* Begin *

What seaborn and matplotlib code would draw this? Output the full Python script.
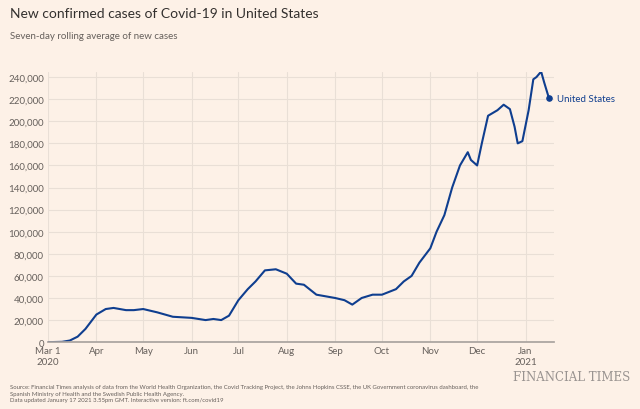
import pandas as pd
import matplotlib
matplotlib.use('Agg')
from matplotlib import pyplot as plt
import seaborn as sns

# Seven-day rolling average of new cases
dates = ['2020-03-01', '2020-03-10', '2020-03-15', '2020-03-20', '2020-03-25', '2020-04-01',
         '2020-04-07', '2020-04-12', '2020-04-20', '2020-04-25', '2020-05-01', '2020-05-10',
         '2020-05-20', '2020-06-01', '2020-06-10', '2020-06-15', '2020-06-20', '2020-06-25',
         '2020-07-01', '2020-07-07', '2020-07-12', '2020-07-18', '2020-07-25', '2020-08-01',
         '2020-08-07', '2020-08-12', '2020-08-20', '2020-08-28', '2020-09-01', '2020-09-07',
         '2020-09-12', '2020-09-18', '2020-09-25', '2020-10-01', '2020-10-10', '2020-10-15',
         '2020-10-20', '2020-10-25', '2020-11-01', '2020-11-05', '2020-11-10', '2020-11-15',
         '2020-11-20', '2020-11-25', '2020-11-27', '2020-12-01', '2020-12-04', '2020-12-08',
         '2020-12-14', '2020-12-18', '2020-12-22', '2020-12-25', '2020-12-27', '2020-12-30',
         '2021-01-03', '2021-01-06', '2021-01-08', '2021-01-11', '2021-01-13', '2021-01-16']
cases = [0, 300, 1500, 5000, 12000, 25000,
         30000, 31000, 29000, 29000, 30000, 27000,
         23000, 22000, 20000, 21000, 20000, 24000,
         38000, 48000, 55000, 65000, 66000, 62000,
         53000, 52000, 43000, 41000, 40000, 38000,
         34000, 40000, 43000, 43000, 48000, 55000,
         60000, 72000, 85000, 100000, 115000, 140000,
         160000, 172000, 165000, 160000, 180000, 205000,
         210000, 215000, 211000, 195000, 180000, 182000,
         210000, 238000, 240000, 245000, 235000, 221000]

df = pd.DataFrame({'date': pd.to_datetime(dates), 'cases': cases})

bg = '#fdf1e7'
blue = '#0f3e8f'
sns.set_theme(style='white')
plt.rcParams['font.family'] = ['Lato', 'DejaVu Sans']

fig = plt.figure(figsize=(6.4, 4.1), dpi=100, facecolor=bg)
ax = fig.add_axes([0.075, 0.163, 0.79, 0.66], facecolor=bg)
sns.lineplot(data=df, x='date', y='cases', color=blue, lw=1.5, ax=ax)
last = df.iloc[-1]
ax.scatter([last['date']], [last['cases']], color=blue, s=14, zorder=5)
ax.text(last['date'] + pd.Timedelta(days=5), last['cases'], 'United States',
        color=blue, fontsize=7, va='center')

ax.set_ylim(0, 245000)
ax.set_xlim(pd.Timestamp('2020-03-01'), pd.Timestamp('2021-01-19'))
ax.set_yticks(range(0, 240001, 20000))
ax.set_yticklabels([f'{v:,}' for v in range(0, 240001, 20000)])
ticks = pd.date_range('2020-03-01', '2021-01-01', freq='MS')
labels = ['Mar 1\n2020'] + [d.strftime('%b') for d in ticks[1:-1]] + ['Jan\n2021']
ax.set_xticks(ticks)
ax.set_xticklabels(labels)
ax.tick_params(labelsize=7, colors='#66605c', length=0, pad=3)
ax.grid(True, color='#e9dfd6', lw=0.8)
for s in ['top', 'right', 'left']:
    ax.spines[s].set_visible(False)
ax.spines['bottom'].set_color('#a9a39f')
ax.set_xlabel('')
ax.set_ylabel('')

fig.text(0.016, 0.955, 'New confirmed cases of Covid-19 in United States', fontsize=10, color='#33302e')
fig.text(0.016, 0.905, 'Seven-day rolling average of new cases', fontsize=7, color='#66605c')
fig.text(0.016, 0.02, 'Source: Financial Times analysis of data from the World Health Organization, the Covid Tracking Project, the Johns Hopkins CSSE, the UK Government coronavirus dashboard, the\n'
         'Spanish Ministry of Health and the Swedish Public Health Agency.\n'
         'Data updated January 17 2021 3.55pm GMT. Interactive version: ft.com/covid19',
         fontsize=4.3, color='#66605c', linespacing=1.3)
fig.text(0.985, 0.07, 'FINANCIAL TIMES', fontsize=8.5, color='#999390', family='DejaVu Serif', ha='right')

fig.savefig('out.png', dpi=100, facecolor=bg)
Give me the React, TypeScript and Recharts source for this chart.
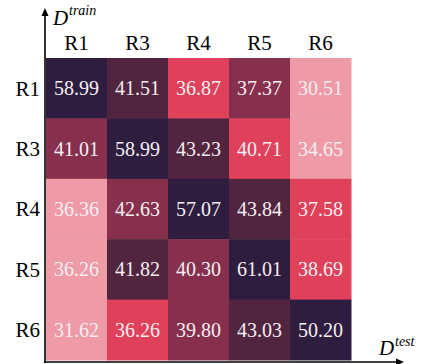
import React from 'react';
import { ScatterChart, Scatter, XAxis, YAxis, Customized } from 'recharts';

const categories = ['R1', 'R3', 'R4', 'R5', 'R6'];
const values: number[][] = [
  [58.99, 41.51, 36.87, 37.37, 30.51],
  [41.01, 58.99, 43.23, 40.71, 34.65],
  [36.36, 42.63, 57.07, 43.84, 37.58],
  [36.26, 41.82, 40.30, 61.01, 38.69],
  [31.62, 36.26, 39.80, 43.03, 50.20],
];
// colour level per cell (0 = darkest ... 4 = lightest)
const levels: number[][] = [
  [0, 1, 3, 2, 4],
  [2, 0, 1, 3, 4],
  [4, 2, 0, 1, 3],
  [4, 1, 2, 0, 3],
  [4, 3, 2, 1, 0],
];
const palette = ['#2f1d3f', '#51243f', '#86304d', '#df405a', '#ee9aa7'];

const data = values.flatMap((row, r) =>
  row.map((v, c) => ({ x: c, y: r, v, level: levels[r][c] }))
);

const FONT = 'Liberation Serif, Times New Roman, serif';

const W = 422;
const H = 364;
const M = { top: 10, right: 71, bottom: 4, left: 0 };
const YW = 46;
const XH = 48;
const plotW = W - M.left - M.right - YW;
const plotH = H - M.top - M.bottom - XH;
const cw = plotW / 5;
const ch = plotH / 5;

const CellShape = (props: any) => {
  const { cx, cy, payload } = props;
  return (
    <g>
      <rect x={cx - cw / 2} y={cy - ch / 2} width={cw + 0.5} height={ch + 0.5} fill={palette[payload.level]} />
      <text x={cx} y={cy} dy="0.35em" textAnchor="middle" fill="#f5eef2" fontSize={20} style={{ fontFamily: FONT }}>
        {payload.v.toFixed(2)}
      </text>
    </g>
  );
};

const Arrows = () => {
  const x0 = 45;
  const y0 = 362;
  const it = { fontFamily: FONT, fontStyle: 'italic' as const };
  return (
    <g>
      <line x1={x0} y1={y0 + 1} x2={x0} y2={14} stroke="#000" strokeWidth={1.6} />
      <polygon points={`${x0},8 ${x0 - 3.5},16 ${x0 + 3.5},16`} fill="#000" />
      <line x1={x0 - 1} y1={y0} x2={398} y2={y0} stroke="#000" strokeWidth={1.6} />
      <polygon points={`404,${y0} 396,${y0 - 3.5} 396,${y0 + 3.5}`} fill="#000" />
      <text x={53} y={25} style={it} fontSize={21} fill="#000">D</text>
      <text x={69} y={15} style={it} fontSize={14} fill="#000">train</text>
      <text x={379} y={355} style={it} fontSize={21} fill="#000">D</text>
      <text x={395} y={346} style={it} fontSize={14} fill="#000">test</text>
    </g>
  );
};

const tickStyle = { fill: '#000', fontSize: 21, style: { fontFamily: FONT } };

export default function App() {
  return (
    <div style={{ position: 'absolute', left: 0, top: 0 }}>
      <ScatterChart width={W} height={H} margin={M}>
        <XAxis
          type="number"
          dataKey="x"
          orientation="top"
          domain={[-0.5, 4.5]}
          ticks={[0, 1, 2, 3, 4]}
          tickFormatter={(i: number) => categories[i]}
          axisLine={false}
          tickLine={false}
          tickSize={0}
          tickMargin={8}
          height={XH}
          interval={0}
          tick={tickStyle}
        />
        <YAxis
          type="number"
          dataKey="y"
          reversed
          domain={[-0.5, 4.5]}
          ticks={[0, 1, 2, 3, 4]}
          tickFormatter={(i: number) => categories[i]}
          axisLine={false}
          tickLine={false}
          tickSize={0}
          tickMargin={6}
          width={YW}
          interval={0}
          tick={tickStyle}
        />
        <Scatter data={data} shape={<CellShape />} isAnimationActive={false} />
        <Customized component={<Arrows />} />
      </ScatterChart>
    </div>
  );
}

* End *

» Task to complete:
Write out exactly the lines between the start of the data and the line with "import seaborn as sns", including both, but none of the pictures.

» Completed exercise:
What seaborn and matplotlib code would draw this? Output the full Python script.
import pandas as pd
import matplotlib
matplotlib.use('Agg')
from matplotlib import pyplot as plt
import seaborn as sns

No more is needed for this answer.